From then, right up until World War I, forex markets continued steadily despite a lack of speculative activity. However, after the First World War, the markets became unstable and speculation increased even though this was frowned upon by banks, governments and the general public. The worldwide depression during the late 1920s, together with the elimination of the gold standard in 1931 caused the forex market to decrease in activity. This lull continued until 1973.
The Bretton-Woods Accord
The Second World War was the starting point for the currency markets as we know them today. Due to economic instability and a counterfeiting effort by the Nazis to undermine the British pound, the UK currency was in disarray. Leaders of the USA, Britain and France met at Bretton Woods in New England to establish an accord to stabilise the global economies. It was as a result of this meeting that the International Monetary Fund (IMF) was established.
Prior to this, the British pound was the currency against which most other currencies were compared. Now, however, they became pegged to the United States Dollar and only allowed to fluctuate within a set limit on either side of this agreed standard, with national banks intervening when these limits were approached. The US Dollar was also pegged to gold prices, at $35 an ounce, in the hope of offering further stability to world currencies and forex trading. The Bretton Woods Accord eventually failed in 1971 but not before achieving what it set out to do which was restore economic stability in Europe and Japan.
The Smithsonian Agreement
In December 1971, the Smithsonian Agreement, which was the successor to the Bretton Woods Agreement came into force. It was comparable to Bretton Woods but allowed currencies greater fluctuation. In 1972 another initiative, the European Joint Fund, was established with the aim of moving European currencies away from their dependency on the dollar by allowing even greater fluctuations.
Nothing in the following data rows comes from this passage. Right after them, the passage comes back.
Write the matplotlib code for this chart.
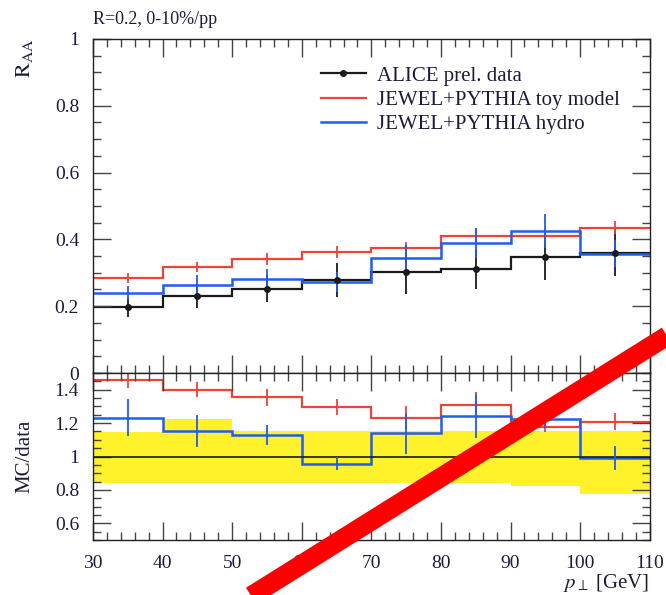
import numpy as np
import matplotlib
matplotlib.use("Agg")
import matplotlib.pyplot as plt
from matplotlib.lines import Line2D
from matplotlib.ticker import MultipleLocator

plt.rcParams['font.family'] = ['Liberation Serif', 'DejaVu Serif']
plt.rcParams['mathtext.fontset'] = 'stix'

# bins in pT
edges = [30, 40, 50, 60, 70, 80, 90, 100, 110]

# R_AA
data_val = [0.197, 0.230, 0.252, 0.278, 0.303, 0.310, 0.347, 0.360]
data_err = [0.030, 0.035, 0.040, 0.050, 0.065, 0.060, 0.070, 0.070]
toy_val = [0.284, 0.318, 0.340, 0.362, 0.373, 0.410, 0.410, 0.435]
toy_err = [0.015, 0.015, 0.018, 0.018, 0.020, 0.020, 0.020, 0.020]
hyd_val = [0.240, 0.263, 0.282, 0.272, 0.344, 0.389, 0.425, 0.357]
hyd_err = [0.020, 0.030, 0.030, 0.030, 0.040, 0.045, 0.050, 0.040]

# MC/data
toy_ratio = [1.458, 1.400, 1.354, 1.296, 1.232, 1.308, 1.178, 1.208]
toy_ratio_err = [0.050, 0.045, 0.050, 0.050, 0.070, 0.080, 0.030, 0.050]
hyd_ratio = [1.232, 1.152, 1.128, 0.958, 1.138, 1.242, 1.222, 0.992]
hyd_ratio_err = [0.110, 0.095, 0.060, 0.040, 0.120, 0.130, 0.050, 0.070]
band_hi = [1.148, 1.224, 1.150, 1.150, 1.150, 1.150, 1.150, 1.150]
band_lo = [0.842, 0.842, 0.842, 0.842, 0.842, 0.842, 0.822, 0.774]

edges = np.array(edges)
centers = 0.5 * (edges[1:] + edges[:-1])

txt = '#1c1c3a'
c_red = '#ee4438'
c_blue = '#1f5cf0'
c_blk = '#1a1a1a'

fig = plt.figure(figsize=(6.66, 5.95), dpi=100)
ax = fig.add_axes([0.1396, 0.3731, 0.836, 0.5614])
rx = fig.add_axes([0.1396, 0.0924, 0.836, 0.2807], sharex=ax)

# upper panel
ax.stairs(data_val, edges, baseline=None, color=c_blk, lw=1.6)
ax.errorbar(centers, data_val, yerr=data_err, fmt='o', color=c_blk, ms=4, lw=1.3, capsize=0)
ax.stairs(toy_val, edges, baseline=None, color=c_red, lw=1.6)
ax.errorbar(centers, toy_val, yerr=toy_err, fmt='none', ecolor=c_red, lw=1.3, capsize=0)
ax.stairs(hyd_val, edges, baseline=None, color=c_blue, lw=1.8)
ax.errorbar(centers, hyd_val, yerr=hyd_err, fmt='none', ecolor=c_blue, lw=1.3, capsize=0)
ax.set_ylim(0, 1)
ax.set_xlim(30, 110)

# ratio panel
rx.stairs(band_hi, edges, baseline=band_lo, fill=True, color='#fff12a', lw=0)
rx.axhline(1, color=c_blk, lw=1.2)
rx.stairs(toy_ratio, edges, baseline=None, color=c_red, lw=1.6)
rx.errorbar(centers, toy_ratio, yerr=toy_ratio_err, fmt='none', ecolor=c_red, lw=1.3, capsize=0)
rx.stairs(hyd_ratio, edges, baseline=None, color=c_blue, lw=1.8)
rx.errorbar(centers, hyd_ratio, yerr=hyd_ratio_err, fmt='none', ecolor=c_blue, lw=1.3, capsize=0)
rx.set_ylim(0.5, 1.5)

for a in (ax, rx):
    a.xaxis.set_major_locator(MultipleLocator(10))
    a.xaxis.set_minor_locator(MultipleLocator(2))
    a.yaxis.set_major_locator(MultipleLocator(0.2))
    a.yaxis.set_minor_locator(MultipleLocator(0.05))
    a.tick_params(which='both', direction='in', top=True, right=True,
                  colors='#444444', labelcolor=txt, labelsize=14, width=1.0)
    a.tick_params(which='major', length=13)
    a.tick_params(which='minor', length=6)
    a.tick_params(axis='y', pad=10)
    a.tick_params(axis='x', pad=11)
    for s in a.spines.values():
        s.set_color('#222222')
        s.set_linewidth(1.0)

plt.setp(ax.get_xticklabels(), visible=False)
ax.set_yticks([0, 0.2, 0.4, 0.6, 0.8, 1])
ax.set_yticklabels(['0', '0.2', '0.4', '0.6', '0.8', '1'])
rx.set_yticks([0.6, 0.8, 1.0, 1.2, 1.4])
rx.set_yticklabels(['0.6', '0.8', '1', '1.2', '1.4'])

ax.set_ylabel(r'$\mathrm{R}_{\mathrm{AA}}$', loc='top', color=txt, fontsize=16)
ax.yaxis.set_label_coords(-0.105, 1.0)
rx.set_ylabel('MC/data', color=txt, fontsize=15)
rx.yaxis.set_label_coords(-0.105, 0.5)
rx.set_xlabel(r'$p_\perp$ [GeV]', loc='right', color=txt, fontsize=15, labelpad=0)

fig.text(0.1396, 0.968, 'R=0.2, 0-10%/pp', color=txt, fontsize=13, ha='left', va='center')

handles = [
    Line2D([], [], color=c_blk, lw=1.6, marker='o', ms=4),
    Line2D([], [], color=c_red, lw=1.6),
    Line2D([], [], color=c_blue, lw=1.8),
]
labels = ['ALICE prel. data', 'JEWEL+PYTHIA toy model', 'JEWEL+PYTHIA hydro']
leg = ax.legend(handles, labels, loc='upper left', bbox_to_anchor=(0.375, 0.975),
                frameon=False, fontsize=15, handlelength=2.2, labelspacing=0.22,
                handletextpad=0.5)
for t in leg.get_texts():
    t.set_color(txt)

# red strike-through
fig.add_artist(Line2D([0.3604, 1.021], [-0.0134, 0.449], transform=fig.transFigure,
                      color='#ff0000', lw=14, solid_capstyle='butt', zorder=10))

fig.savefig('out.png', dpi=100)
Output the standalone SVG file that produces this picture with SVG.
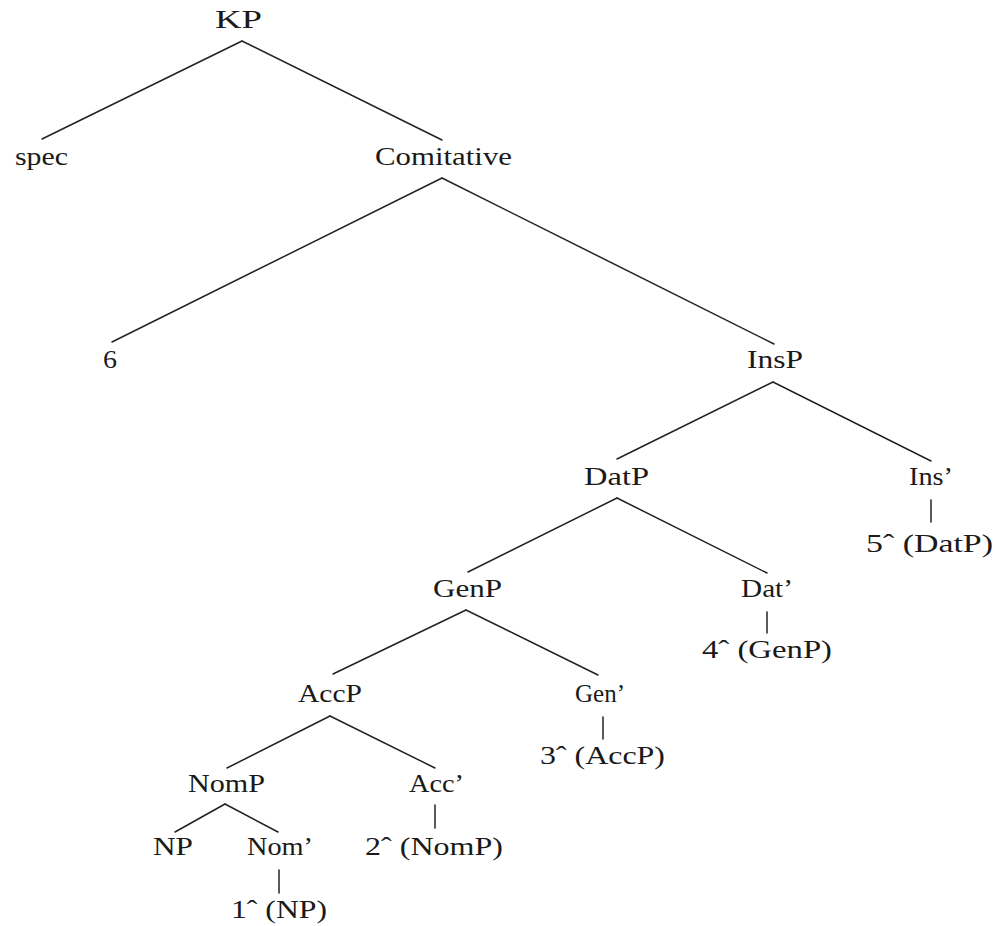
<svg xmlns="http://www.w3.org/2000/svg" width="995" height="926" viewBox="0 0 995 926">
<style>
  text { font-family: "Liberation Serif", "DejaVu Serif", serif; font-size: 26px; fill: #1a1a1a; }
  .edge { stroke: #222; stroke-width: 1.5; fill: none; stroke-linecap: round; }
</style>
<rect width="995" height="926" fill="#ffffff"/>
<g id="connectors">
  <line class="edge" x1="242" y1="41" x2="42" y2="139"/>
  <line class="edge" x1="242" y1="41" x2="442" y2="140"/>
  <line class="edge" x1="442" y1="178" x2="112" y2="342"/>
  <line class="edge" x1="442" y1="178" x2="774" y2="344"/>
  <line class="edge" x1="773" y1="382" x2="617" y2="459"/>
  <line class="edge" x1="773" y1="382" x2="931" y2="461"/>
  <line class="edge" x1="931" y1="500" x2="931" y2="522"/>
  <line class="edge" x1="617" y1="498" x2="468" y2="572"/>
  <line class="edge" x1="617" y1="498" x2="767" y2="573"/>
  <line class="edge" x1="767" y1="612" x2="767" y2="633"/>
  <line class="edge" x1="466" y1="610" x2="333" y2="674"/>
  <line class="edge" x1="466" y1="610" x2="598" y2="675"/>
  <line class="edge" x1="603" y1="717" x2="603" y2="739"/>
  <line class="edge" x1="330" y1="716" x2="227" y2="768"/>
  <line class="edge" x1="330" y1="716" x2="435" y2="768"/>
  <line class="edge" x1="435" y1="805" x2="435" y2="828"/>
  <line class="edge" x1="225" y1="804" x2="175" y2="832"/>
  <line class="edge" x1="225" y1="804" x2="278" y2="832"/>
  <line class="edge" x1="279" y1="870" x2="279" y2="893"/>
</g>
<g id="n-KP"><text x="215" y="28" textLength="47" lengthAdjust="spacingAndGlyphs">KP</text></g>
<g id="n-spec"><text x="15" y="165" textLength="53" lengthAdjust="spacingAndGlyphs">spec</text></g>
<g id="n-Comitative"><text x="375" y="165" textLength="137" lengthAdjust="spacingAndGlyphs">Comitative</text></g>
<g id="n-6"><text x="103" y="368" textLength="14" lengthAdjust="spacingAndGlyphs">6</text></g>
<g id="n-InsP"><text x="747" y="368" textLength="56" lengthAdjust="spacingAndGlyphs">InsP</text></g>
<g id="n-DatP"><text x="584" y="485" textLength="65" lengthAdjust="spacingAndGlyphs">DatP</text></g>
<g id="n-Ins1"><text x="909" y="485" textLength="44" lengthAdjust="spacingAndGlyphs">Ins’</text></g>
<g id="n-5"><text x="866" y="552" textLength="127" lengthAdjust="spacingAndGlyphs">5ˆ (DatP)</text></g>
<g id="n-GenP"><text x="433" y="597" textLength="69" lengthAdjust="spacingAndGlyphs">GenP</text></g>
<g id="n-Dat1"><text x="741" y="597" textLength="52" lengthAdjust="spacingAndGlyphs">Dat’</text></g>
<g id="n-4"><text x="702" y="658" textLength="130" lengthAdjust="spacingAndGlyphs">4ˆ (GenP)</text></g>
<g id="n-AccP"><text x="298" y="702" textLength="64" lengthAdjust="spacingAndGlyphs">AccP</text></g>
<g id="n-Gen1"><text x="575" y="702" textLength="50" lengthAdjust="spacingAndGlyphs">Gen’</text></g>
<g id="n-3"><text x="540" y="764" textLength="125" lengthAdjust="spacingAndGlyphs">3ˆ (AccP)</text></g>
<g id="n-NomP"><text x="188" y="792" textLength="77" lengthAdjust="spacingAndGlyphs">NomP</text></g>
<g id="n-Acc1"><text x="409" y="792" textLength="55" lengthAdjust="spacingAndGlyphs">Acc’</text></g>
<g id="n-2"><text x="365" y="855" textLength="138" lengthAdjust="spacingAndGlyphs">2ˆ (NomP)</text></g>
<g id="n-NP"><text x="153" y="855" textLength="40" lengthAdjust="spacingAndGlyphs">NP</text></g>
<g id="n-Nom1"><text x="247" y="855" textLength="66" lengthAdjust="spacingAndGlyphs">Nom’</text></g>
<g id="n-1"><text x="231" y="918" textLength="96" lengthAdjust="spacingAndGlyphs">1ˆ (NP)</text></g>
</svg>
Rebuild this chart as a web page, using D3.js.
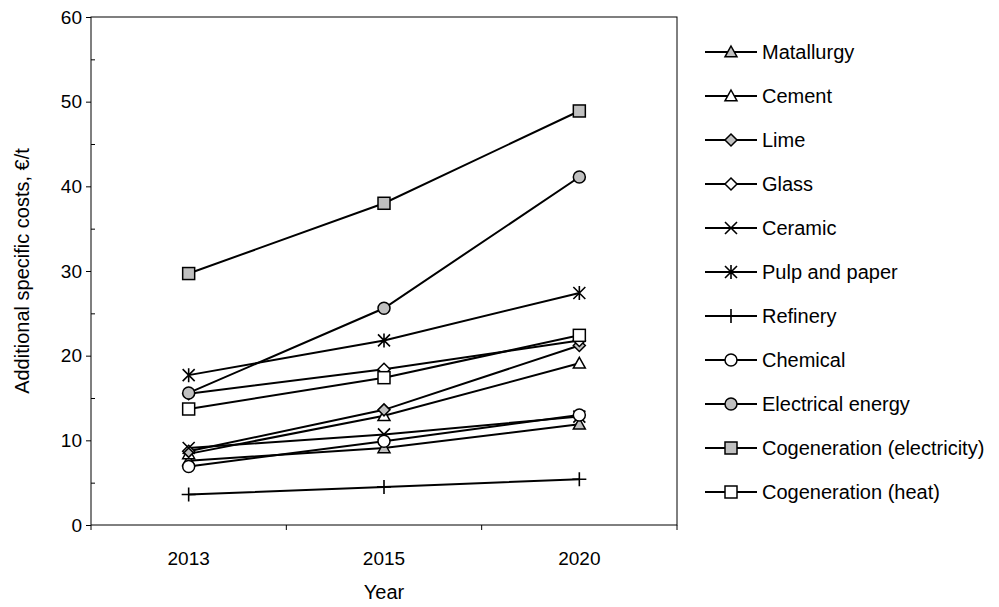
<!DOCTYPE html>
<html><head><meta charset="utf-8">
<script src="https://cdn.jsdelivr.net/npm/d3@7"></script>
<style>body{margin:0;background:#fff}text{font-family:"Liberation Sans",Arial,sans-serif;fill:#000}</style>
</head><body><svg id="c" width="999" height="607"></svg>
<script>
const years = ["2013","2015","2020"];
const seriesNames = ["Matallurgy","Cement","Lime","Glass","Ceramic","Pulp and paper","Refinery","Chemical","Electrical energy","Cogeneration (electricity)","Cogeneration (heat)"];
const matallurgy = [7.6, 9.1, 11.9];
const cement = [8.4, 12.9, 19.1];
const lime = [8.7, 13.6, 21.2];
const glass = [15.5, 18.4, 21.8];
const ceramic = [9.1, 10.7, 12.8];
const pulpPaper = [17.7, 21.8, 27.4];
const refinery = [3.6, 4.5, 5.4];
const chemical = [6.9, 9.9, 13.0];
const electrical = [15.6, 25.6, 41.1];
const cogenElec = [29.7, 38.0, 48.9];
const cogenHeat = [13.7, 17.4, 22.4];
const seriesValues = [matallurgy, cement, lime, glass, ceramic, pulpPaper, refinery, chemical, electrical, cogenElec, cogenHeat];
const markerTypes = ["triangle","triangle","diamond","diamond","x","asterisk","plus","circle","circle","square","square"];
const markerFills = ["#c0c0c0","#fff","#c0c0c0","#fff","none","none","none","#fff","#c0c0c0","#c0c0c0","#fff"];
const yTicks = [0,10,20,30,40,50,60];

const svg = d3.select("#c");
const L=91, R=677, T=17, B=525;
const x = d3.scaleBand().domain(years).range([L,R]);
const y = d3.scaleLinear().domain([0,60]).range([B,T]);

svg.append("rect").attr("x",L).attr("y",T).attr("width",R-L).attr("height",B-T).attr("fill","none").attr("stroke","#000").attr("stroke-width",1);

const ya = svg.append("g").attr("transform",`translate(${L},0)`).call(d3.axisLeft(y).tickValues(yTicks).tickSize(5).tickPadding(4));
ya.select(".domain").remove();
ya.selectAll("text").style("font-size","19px").style("font-family","Liberation Sans, Arial, sans-serif");
const ym = svg.append("g").attr("transform",`translate(${L},0)`).call(d3.axisRight(y).tickValues([5,15,25,35,45,55]).tickSize(4).tickFormat(""));
ym.select(".domain").remove();

const xa = svg.append("g").attr("transform",`translate(0,${B})`).call(d3.axisBottom(x).tickSize(0).tickPadding(27));
xa.select(".domain").remove();
xa.selectAll("text").style("font-size","19px").style("font-family","Liberation Sans, Arial, sans-serif");
const bounds = years.map(d=>x(d)).concat([R]);
svg.append("g").selectAll("line").data(bounds).join("line")
  .attr("x1",d=>d).attr("x2",d=>d).attr("y1",B).attr("y2",B+5).attr("stroke","#000");

svg.append("text").attr("x",(L+R)/2).attr("y",599).attr("text-anchor","middle").style("font-size","20px").text("Year");
svg.append("text").attr("transform",`translate(29,${(T+B)/2}) rotate(-90)`).attr("text-anchor","middle").style("font-size","20px").text("Additional specific costs, €/t");

function drawMarker(g, type, fill, cx, cy){
  const s=6;
  if(type==="triangle"){
    g.append("path").attr("d",`M${cx},${cy-s}L${cx+s},${cy+s*0.8}L${cx-s},${cy+s*0.8}Z`).attr("fill",fill).attr("stroke","#000").attr("stroke-width",1.5);
  } else if(type==="diamond"){
    g.append("path").attr("d",`M${cx},${cy-s}L${cx+s},${cy}L${cx},${cy+s}L${cx-s},${cy}Z`).attr("fill",fill).attr("stroke","#000").attr("stroke-width",1.5);
  } else if(type==="square"){
    g.append("rect").attr("x",cx-s).attr("y",cy-s).attr("width",2*s).attr("height",2*s).attr("fill",fill).attr("stroke","#000").attr("stroke-width",1.5);
  } else if(type==="circle"){
    g.append("circle").attr("cx",cx).attr("cy",cy).attr("r",s).attr("fill",fill).attr("stroke","#000").attr("stroke-width",1.5);
  } else if(type==="x"){
    g.append("path").attr("d",`M${cx-s},${cy-s}L${cx+s},${cy+s}M${cx-s},${cy+s}L${cx+s},${cy-s}`).attr("stroke","#000").attr("stroke-width",1.6);
  } else if(type==="asterisk"){
    const t=7;
    g.append("path").attr("d",`M${cx-s},${cy-s}L${cx+s},${cy+s}M${cx-s},${cy+s}L${cx+s},${cy-s}M${cx},${cy-t}L${cx},${cy+t}`).attr("stroke","#000").attr("stroke-width",1.6);
  } else if(type==="plus"){
    const t=7;
    g.append("path").attr("d",`M${cx-t},${cy}L${cx+t},${cy}M${cx},${cy-t}L${cx},${cy+t}`).attr("stroke","#000").attr("stroke-width",1.6);
  }
}

const line = d3.line().x((d,i)=>x(years[i])+x.bandwidth()/2).y(d=>y(d));
const plot = svg.append("g");
seriesValues.forEach((vals)=>{
  plot.append("path").attr("d",line(vals)).attr("fill","none").attr("stroke","#000").attr("stroke-width",2);
});
seriesValues.forEach((vals,k)=>{
  vals.forEach((v,i)=>drawMarker(plot, markerTypes[k], markerFills[k], x(years[i])+x.bandwidth()/2, y(v)));
});

const lg = svg.append("g");
seriesNames.forEach((n,k)=>{
  const ly = 52 + k*44;
  lg.append("line").attr("x1",705).attr("x2",757).attr("y1",ly).attr("y2",ly).attr("stroke","#000").attr("stroke-width",2);
  drawMarker(lg, markerTypes[k], markerFills[k], 731, ly);
  lg.append("text").attr("x",762).attr("y",ly+7).style("font-size","20px").text(n);
});
</script></body></html>
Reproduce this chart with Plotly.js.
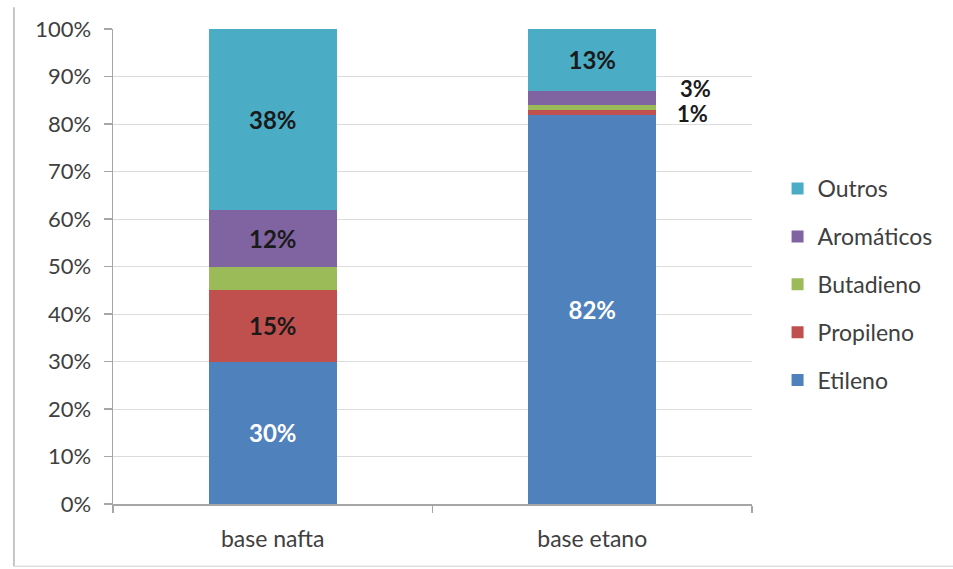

Both agreements collapsed in 1973 and the system was allowed to free-float which meant that governments could peg their national currencies, semi-peg them or allow them to free-float, as dictated by their individual national circumstances. In 1987 this system was officially recognised. Eventually this led to the establishment of the European Monetary System in 1978, but this too failed in 1993.
Today currencies are able to move independently and can be traded by anyone with access to a computer. This has led to an increase in fx speculation by financial institutions such as banks, brokers, hedge funds and the general public. Central banks will intervene, on occasion, but it is the process of supply and demand that ultimately drives today’s markets.